Uh... whose modelling? We've never had a pandemic election, I think it's fair to say no one has any idea which demographics are more/less affected by an early voting drive. All we can say is that a whole lot of people are voting early.
>Most people believe more Democrats are voting via mail
It's not necessary to "believe" anything when it comes to Florida. We have the actual hard number of ballots requested and returned, broken down by party registration. More Democrats are voting via mail. They're also voting in-person in equal numbers to Republicans, at least so far.
Thanks very much for posting this link. I'm interested in how other states are doing. It's nice that all of the states that publish data is aggregated here.
Be careful. Those counts are for registered party, not vote. R membership has been slipping in the last few years and an exceptionally high number of prominent Rs have endorsed the D candidate. This year, those ballots are likely to break more toward D votes than the party registration suggests.
Beto O'Rourke has registered 1.8 million new voters in the past 4 years in the state of Texas, 300k of those were registered in the past 2 weeks. Beto lost Texas by 200k votes.
And so far, TX has been killing it in terms of early-voting. About 75%(!!) turnout so far than what they had in 2016. And we still have 11 days left to go before E-day. Biggest turnout percentage in the entire country so far.
One of the best democratic candidates ever, Barack Obama, couldn’t win Texas.
He won Florida twice. Biden doesn’t have Obama’s charisma, so he basically has to bet on Trump frustration to carry Florida.
This election is a total question of Trump exhaustion. If people are exhausted from him then we’ll see the toss ups turn blue. If people are more frustrated with lockdowns, riots, protests, race coming to the surface in America (a lot of people don’t like that it’s being exposed and talked about), immigration, then toss ups go red.
I don’t think the pollsters probing for ‘Did Trump handle coronavirus well’ is the right thing to ask, mainly because I don’t think likely right-wing voters fault him. The same way they didn’t fault him for any of his access-Hollywood tapes, etc.
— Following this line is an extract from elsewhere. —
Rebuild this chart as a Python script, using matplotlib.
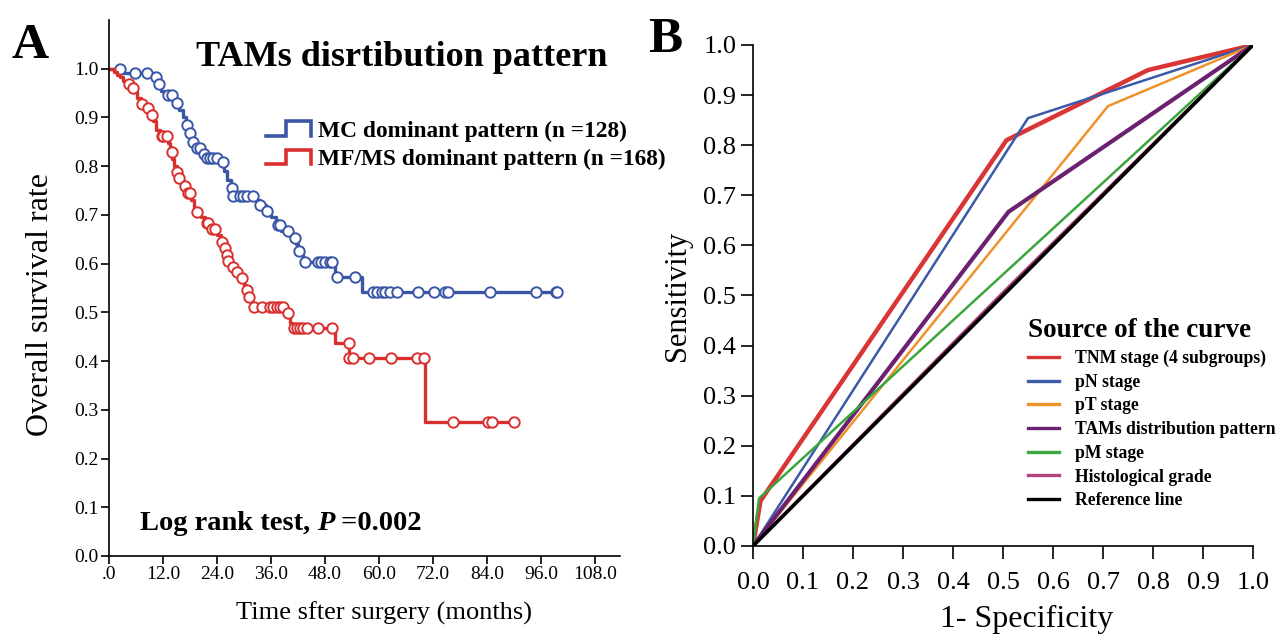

They are more likely to fault social welfare, crime, wealth redistribution, immigration, globalization - the same way they did in 2016. If they aren’t overwhelmed by Trump’s aggressiveness, then why would anything have changed in 2020? Just because the age 15-30 crowd on Reddit and the media lean one way doesn’t mean things actually changed in peoples minds.
> I don’t think the pollsters probing for ‘Did Trump handle coronavirus well’ is the right thing to ask, mainly because I don’t think likely right-wing voters fault him.
We have polls to test this, and while it shows Republicans generally thing Trump can do no wrong, lots of independents think the response has been bad. And some of these are right wing voters, because the 57% who disapprove given the question "Do Americans approve of Trump’s response to the coronavirus crisis?" is much higher than his generall disapproval rate.
But I also think that Texas going for Biden is very small: Trump is still leading by 2% or so by official polls. Its important to push Texas a little bit since there's a chance for victory.
In the most likely event: Texas goes red (as it has gone for the past several decades), and we're left wondering about Florida, Ohio, and Pennsylvania as usual.
If Florida has an insurmountable lead on election night (like 5% or something), then Biden probably wins. But if its a 2% differential (too close to call by the media, and a serious counting effort starts to take place), like is currently projected in the polls, then Florida could very well drag out this election for a week or longer. Just like back in 2000.